Mr. Obama’s expansion of executive authority has been one of the defining features of his first term in the White House, citing those powers as a way to circumvent Congress on actions such as recess appointments and committing U.S. forces to organize a “no-fly zone” over Libya.
It is a stark contrast to 2008, when candidate Obama vowed to rein in executive power.
“Obama the constitutional law scholar who takes a very limited view of executive power is not the president who has been pretty vigorous in advancing what power he has and is behaving in ways that are less transparent than many on the left would like to see,” Mr. Howell said.
John Hudak, of the Brookings Institution, said Mr. Obama has shown that if he cannot get something through Congress, he will do what he can from a unilateral perspective to get things done.

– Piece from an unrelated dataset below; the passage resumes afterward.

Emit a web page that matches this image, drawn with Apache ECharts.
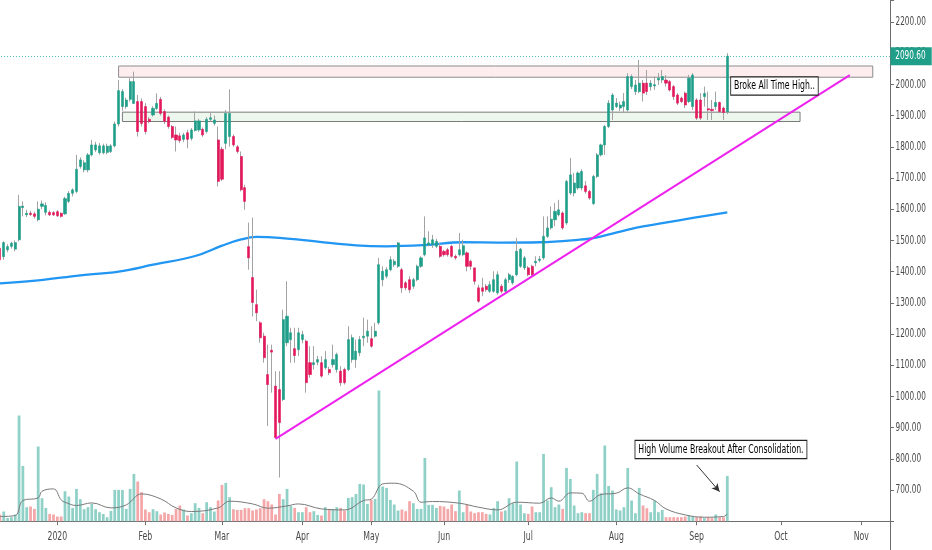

“So it ends up being quite an irony. If the president could get something from Congress on a compromise, he might take that, but instead, since he’s not getting much of anything from Capitol Hill, he essentially is taking everything he wants, and the unilateral actions let him do that in a pretty substantial way,” Mr. Hudak said.
Just as the Democrats took shots at Mr. Bush’s executive authority during the 2008 primary season, so Mr. Obama’s powers were a target in this year’s Republican campaign — particularly for Rep. Ron Paul of Texas, the libertarian icon who argued that Republicans have become too eager to sacrifice individual liberties in the name of national security.
But debates over presidential power have given way to bread-and-butter issues such as jobs and recent foreign policy crises, leaving Mr. Romney room to recast himself and stake out the same kind of broad authority that Mr. Obama has claimed.
“All presidents have these extraordinary public expectations of them, and they have somewhere between four and eight years to try to address them and move the ball in a way that advances their policy objectives,” Mr. Howell said. “So no president is going to come forward and say ‘Give me less power.’ They are all interested in acquiring and guarding and nurturing as much power as they can.”